No worries. Right. I’m stuck on the curb, hope shrinking. Wait. No worries. That’s it. Brilliant! I gather the children close and pray out loud, “Father, you know we need a ride. Its gotta be one of those vans, otherwise I’m riding shotgun on the hood. We trust you to take care of us now.” I smile at them and reassure them with quick hugs all around. Let’s see how God provides. My gut is slowly untwisting, but I’ll admit, I’m still sweating and its not just the heat and humidity of the wet tropics in far North Queensland. I take a few deep breaths and remember the gentle nudge. He’s present.
Another micro-bus pulls up, we’re only a few parties back now. Nope. Gone. This time I actually chuckle. Just wait I think…trust and wait. No taxis appear for a couple of minutes. I bury worry without eulogizing it. Then four vehicles slide into view around the turn. Three wee cars and a van at the end. I can’t sort the groups in front of us in line. We all surge forward and the other travelers veer toward their chosen car. No one takes the van. Its the only one left and so are we. Provided. Just for us. No pushing, no shoving, no shouting. The right one at the right moment, perfect timing. We pile in with room to spare, our luggage easily stowed in the back. God is good. He knows our need.
That was November 27th, at the end of our second day in Australia and still just the very start of the trip. God’s provision of a taxi at exactly the right time helped me relax and enjoy the rest of the week. Even on the mornings we ran late due to traffic, got lost on unfamiliar roads or simply tried to find parking, I knew God would take care of us.
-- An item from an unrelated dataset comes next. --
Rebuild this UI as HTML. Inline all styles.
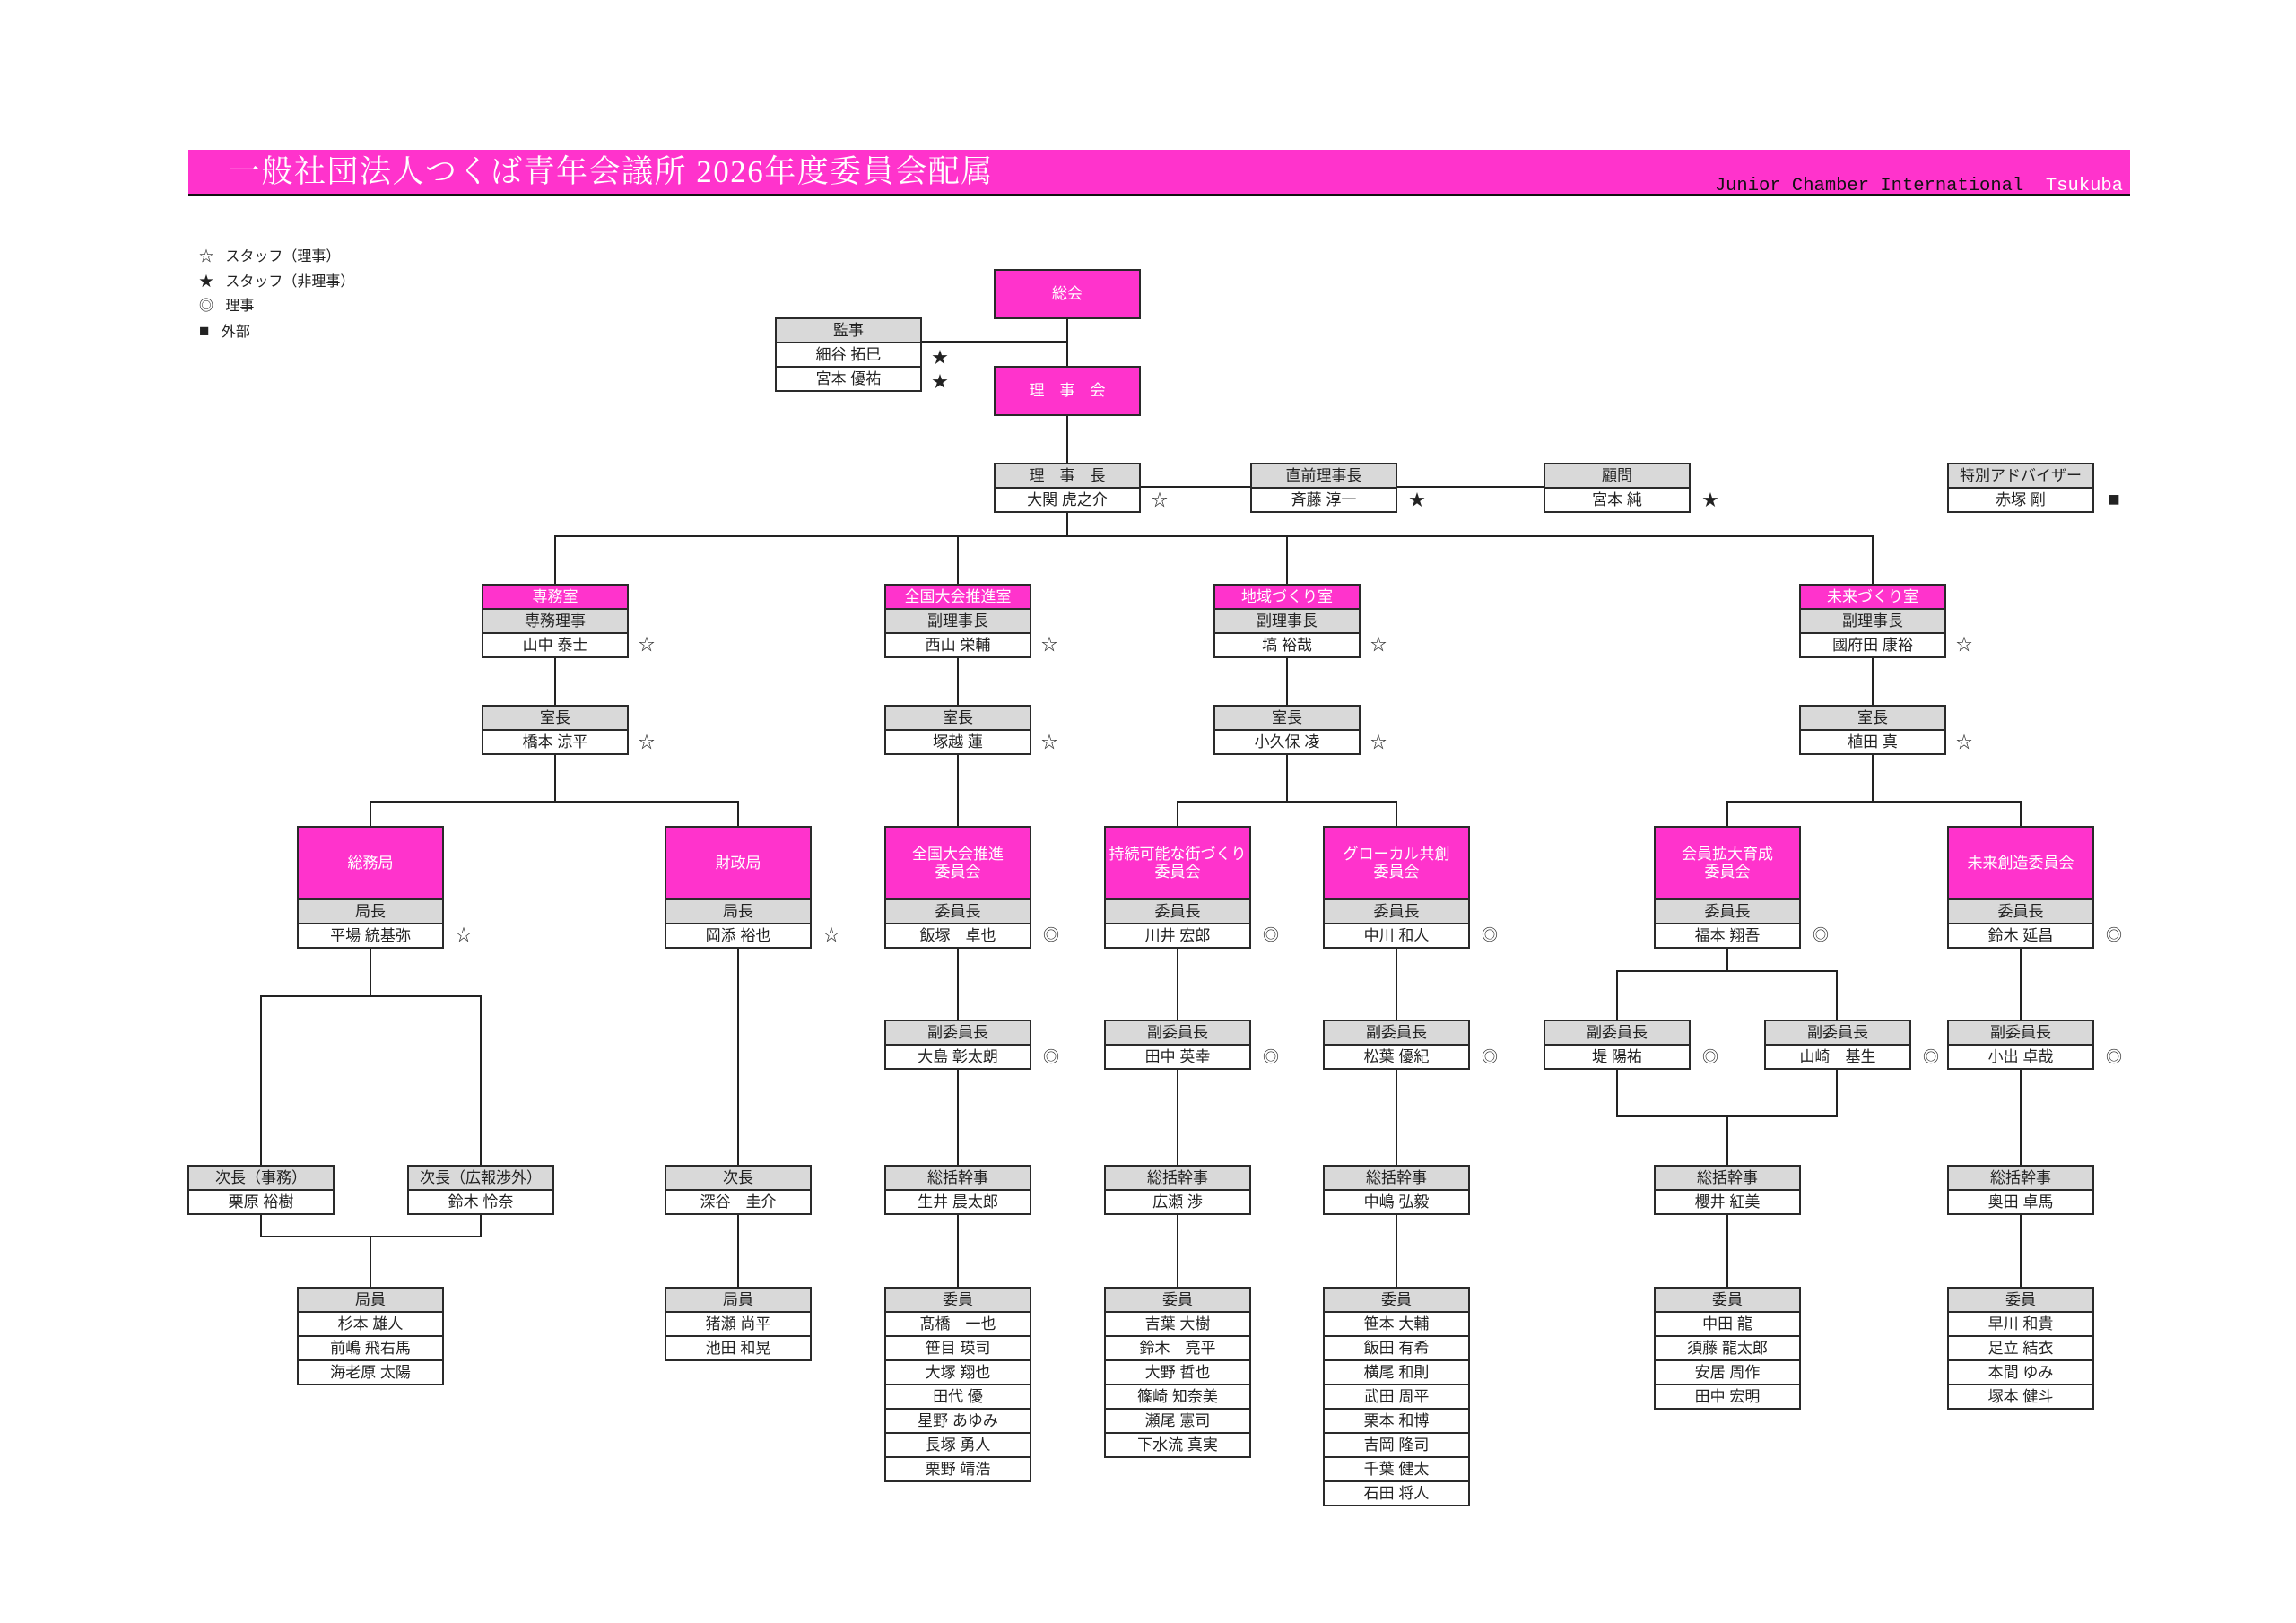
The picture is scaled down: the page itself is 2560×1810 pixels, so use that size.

In the tropics of the western Pacific where we stayed, it is just heading into the monsoon season. The forecast was for rain every day. And it did rain, but never interfered with our activities. In fact our best day on the Great Barrier Reef started in the pouring rain at the wharf. By the time we reached the reef some 20 miles off shore it was partly cloudy and smooth as glass. So smooth in fact that the boat crew noted that the sea is only this glassy about one month out of the year. Thanks Lord! Rays, sharks, giant clams, christmas tree worms, multi-hued fan and staghorn coral, parrot fish, clown fish and so many more I couldn’t possibly name. Our three days on the reef were amazing.
During our last snorkel stop of the week we decided to take one more swim around. Luke started hooting through his snorkel and then out of the blue deep a large sea turtle appeared heading right for us. We swam right above it for a good ways before it left us behind with a quick sweep of its flippers. So cool! I’d asked the Father to give us a memorable moment on the reef. Several guides said they’d gone years without seeing a turtle of that size up close. And it came when all five of us were in the same group instead of split off in pairs and trios. Again, perfect timing.
The nine days in Australia ended all too soon and we found ourselves on the plane to Auckland. My tickets plainly said “meals available for purchase” but as we boarded the flight attendant looked at our boarding passes and said, “Oh you have “the works” on your tickets. That means you get free food and drinks.” Again, thanks Father. I hadn’t asked for or paid for any upgrades. Provision.
Timing and Provision.
Be Gone, B-9, Be Healed…its a way of life!